Holiday CX: Returns, Crucial and Conclusive

Holiday CX: Returns, Crucial and Conclusive

The last thing retailers should do is make gift recipients feel guilty for making a return, according to experts.

The holiday season brings a surge in both gift-giving and returns. With 13% of online orders returned in November and December 2022 and a predicted 28% increase this year, retailers must make the return process a seamless experience.

A good returns policy fosters loyalty and avoids frustrating customers 

Steve Rop, COO of GoTRG, emphasizes building a brand through a frictionless process, regardless of whether the return happens. Studies show customers pay more for flexible policies, but retailers need to be prepared for the increased volume this entails. Mehmet Altug of George Mason University warns against restrictive policies, which can deter brand trust and discourage gift purchases.

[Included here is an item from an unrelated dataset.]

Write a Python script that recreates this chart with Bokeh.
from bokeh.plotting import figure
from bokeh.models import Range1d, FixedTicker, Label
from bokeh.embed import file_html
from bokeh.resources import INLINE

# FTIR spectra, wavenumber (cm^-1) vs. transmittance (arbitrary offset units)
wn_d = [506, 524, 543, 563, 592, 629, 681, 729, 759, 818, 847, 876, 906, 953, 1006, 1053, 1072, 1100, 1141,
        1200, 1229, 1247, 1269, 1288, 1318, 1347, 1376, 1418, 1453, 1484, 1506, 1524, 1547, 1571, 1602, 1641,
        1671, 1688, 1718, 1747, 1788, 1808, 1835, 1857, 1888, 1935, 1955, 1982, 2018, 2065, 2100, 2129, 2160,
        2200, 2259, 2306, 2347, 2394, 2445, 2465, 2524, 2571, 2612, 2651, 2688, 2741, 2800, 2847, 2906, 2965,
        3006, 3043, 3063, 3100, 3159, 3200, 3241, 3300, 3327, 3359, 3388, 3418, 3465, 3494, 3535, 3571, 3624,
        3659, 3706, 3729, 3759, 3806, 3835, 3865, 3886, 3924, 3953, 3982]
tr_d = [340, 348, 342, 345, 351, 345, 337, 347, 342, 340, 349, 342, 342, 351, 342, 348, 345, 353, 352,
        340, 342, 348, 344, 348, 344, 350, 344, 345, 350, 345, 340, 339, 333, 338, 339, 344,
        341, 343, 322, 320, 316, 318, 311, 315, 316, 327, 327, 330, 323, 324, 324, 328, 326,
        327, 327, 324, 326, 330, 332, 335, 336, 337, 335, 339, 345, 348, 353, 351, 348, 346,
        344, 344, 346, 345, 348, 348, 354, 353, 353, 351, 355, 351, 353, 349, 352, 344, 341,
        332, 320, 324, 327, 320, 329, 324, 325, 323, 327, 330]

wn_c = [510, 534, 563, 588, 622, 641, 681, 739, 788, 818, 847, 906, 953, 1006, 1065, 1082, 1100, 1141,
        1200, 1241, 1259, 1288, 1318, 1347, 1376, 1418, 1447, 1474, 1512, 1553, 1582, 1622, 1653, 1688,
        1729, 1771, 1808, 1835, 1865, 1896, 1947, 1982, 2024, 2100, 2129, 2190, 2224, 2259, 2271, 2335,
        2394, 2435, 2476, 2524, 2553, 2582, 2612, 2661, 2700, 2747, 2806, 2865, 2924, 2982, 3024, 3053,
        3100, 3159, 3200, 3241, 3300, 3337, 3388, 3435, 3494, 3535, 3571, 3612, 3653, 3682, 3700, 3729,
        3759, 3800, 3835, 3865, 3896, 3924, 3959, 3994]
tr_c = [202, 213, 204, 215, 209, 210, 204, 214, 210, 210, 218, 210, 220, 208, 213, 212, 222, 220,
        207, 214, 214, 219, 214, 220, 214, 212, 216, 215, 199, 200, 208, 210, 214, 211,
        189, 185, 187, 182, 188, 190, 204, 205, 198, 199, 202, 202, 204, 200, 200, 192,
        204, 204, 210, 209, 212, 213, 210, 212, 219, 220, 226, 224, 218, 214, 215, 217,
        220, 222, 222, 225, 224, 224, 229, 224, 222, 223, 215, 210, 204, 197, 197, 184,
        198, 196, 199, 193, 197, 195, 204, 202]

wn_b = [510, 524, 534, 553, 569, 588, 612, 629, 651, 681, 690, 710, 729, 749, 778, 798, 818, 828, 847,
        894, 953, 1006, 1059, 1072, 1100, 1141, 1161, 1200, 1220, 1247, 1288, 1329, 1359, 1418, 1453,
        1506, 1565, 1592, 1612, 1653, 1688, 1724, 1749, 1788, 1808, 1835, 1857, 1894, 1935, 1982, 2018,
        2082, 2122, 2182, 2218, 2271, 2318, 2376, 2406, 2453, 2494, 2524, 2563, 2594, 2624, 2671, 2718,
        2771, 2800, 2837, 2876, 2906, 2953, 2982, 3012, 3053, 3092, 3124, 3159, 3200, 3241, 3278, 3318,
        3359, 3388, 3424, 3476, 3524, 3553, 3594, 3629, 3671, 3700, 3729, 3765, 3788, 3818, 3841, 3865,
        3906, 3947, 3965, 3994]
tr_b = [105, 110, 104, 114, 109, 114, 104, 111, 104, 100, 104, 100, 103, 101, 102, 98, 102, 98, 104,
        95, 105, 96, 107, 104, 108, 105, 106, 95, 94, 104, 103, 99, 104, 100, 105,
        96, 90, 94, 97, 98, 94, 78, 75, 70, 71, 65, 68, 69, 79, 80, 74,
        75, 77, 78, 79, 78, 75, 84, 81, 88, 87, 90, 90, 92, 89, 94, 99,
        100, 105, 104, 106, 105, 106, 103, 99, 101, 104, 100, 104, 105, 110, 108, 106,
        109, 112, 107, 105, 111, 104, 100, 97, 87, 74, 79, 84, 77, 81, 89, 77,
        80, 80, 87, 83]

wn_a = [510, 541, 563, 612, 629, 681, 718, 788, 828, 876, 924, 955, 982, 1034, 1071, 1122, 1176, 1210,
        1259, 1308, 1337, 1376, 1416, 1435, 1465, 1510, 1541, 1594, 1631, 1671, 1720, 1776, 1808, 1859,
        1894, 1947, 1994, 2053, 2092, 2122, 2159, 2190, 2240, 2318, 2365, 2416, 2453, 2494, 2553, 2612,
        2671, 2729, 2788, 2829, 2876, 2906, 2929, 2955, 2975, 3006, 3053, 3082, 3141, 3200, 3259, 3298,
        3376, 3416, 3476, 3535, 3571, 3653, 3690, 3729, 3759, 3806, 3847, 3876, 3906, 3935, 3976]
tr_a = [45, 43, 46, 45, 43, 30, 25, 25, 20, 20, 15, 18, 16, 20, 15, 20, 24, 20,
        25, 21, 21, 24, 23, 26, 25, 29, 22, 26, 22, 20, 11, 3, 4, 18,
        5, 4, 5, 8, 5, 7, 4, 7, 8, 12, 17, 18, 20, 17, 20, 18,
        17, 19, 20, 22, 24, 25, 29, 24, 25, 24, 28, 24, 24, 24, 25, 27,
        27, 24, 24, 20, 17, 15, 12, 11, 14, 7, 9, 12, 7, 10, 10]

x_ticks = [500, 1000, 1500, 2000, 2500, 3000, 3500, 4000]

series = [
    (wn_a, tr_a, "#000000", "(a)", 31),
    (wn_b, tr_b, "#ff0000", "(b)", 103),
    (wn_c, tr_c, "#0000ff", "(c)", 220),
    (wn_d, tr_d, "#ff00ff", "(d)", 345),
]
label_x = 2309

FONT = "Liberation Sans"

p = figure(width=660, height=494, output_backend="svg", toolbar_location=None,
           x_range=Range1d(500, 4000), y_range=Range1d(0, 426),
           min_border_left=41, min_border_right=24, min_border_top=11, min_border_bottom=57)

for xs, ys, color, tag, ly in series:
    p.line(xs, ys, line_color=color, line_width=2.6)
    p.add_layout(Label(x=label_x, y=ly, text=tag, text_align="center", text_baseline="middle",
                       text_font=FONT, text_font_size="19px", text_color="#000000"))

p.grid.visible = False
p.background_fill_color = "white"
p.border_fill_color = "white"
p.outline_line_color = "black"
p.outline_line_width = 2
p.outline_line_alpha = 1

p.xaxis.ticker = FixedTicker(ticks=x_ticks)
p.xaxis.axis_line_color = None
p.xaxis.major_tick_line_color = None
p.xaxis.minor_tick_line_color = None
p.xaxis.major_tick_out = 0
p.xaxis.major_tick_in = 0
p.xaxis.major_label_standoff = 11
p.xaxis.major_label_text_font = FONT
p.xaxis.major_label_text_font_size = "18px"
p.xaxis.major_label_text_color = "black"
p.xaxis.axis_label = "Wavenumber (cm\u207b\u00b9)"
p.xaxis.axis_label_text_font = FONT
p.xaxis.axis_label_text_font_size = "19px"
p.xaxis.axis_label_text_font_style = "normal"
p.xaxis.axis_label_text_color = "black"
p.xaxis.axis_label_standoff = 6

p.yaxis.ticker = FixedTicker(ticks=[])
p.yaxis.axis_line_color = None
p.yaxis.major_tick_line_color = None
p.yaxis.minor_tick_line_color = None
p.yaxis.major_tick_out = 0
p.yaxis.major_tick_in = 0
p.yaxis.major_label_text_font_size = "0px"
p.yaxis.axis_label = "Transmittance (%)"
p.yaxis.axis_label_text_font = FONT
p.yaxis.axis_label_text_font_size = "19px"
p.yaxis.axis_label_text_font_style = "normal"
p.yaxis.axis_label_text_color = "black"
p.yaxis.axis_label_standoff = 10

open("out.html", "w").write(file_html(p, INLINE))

One strategy is encouraging Buy Online, Return In-Store (BORIS)

Over 40% of retailers observe rising BORIS traffic, and half plan to promote it during the holidays. This presents an opportunity to showcase customer service and potentially upsell customers when they visit the store. Rop advises equipping in-store staff with product knowledge to offer alternative items during returns. Convenience can still be maintained through curbside return options or allowing pickup of online orders during the return visit.

Other ways to boost convenience include allowing post office returns or waiving receipts 

However, not all returns need to involve physical products. Rop advocates for “keep it” policies, where customers can keep low-cost items. This builds loyalty and avoids the hassle for both parties. GoTRG reports that 60% of retailers offer “keep it” options for select items, often under $20.

Leniency in holiday return windows is key 

Gift purchases might happen early, so strict deadlines in January can alienate customers. Rop argues for generous windows to avoid pushing consumers away. Altug warns against changing policies during peak periods, as this can damage brand reputation and trust.

In conclusion, holiday returns can be a win-win scenario with the right approach. Retailers can turn potential frustration into brand loyalty and repeat business by prioritizing convenience, building trust, and showcasing excellent customer service.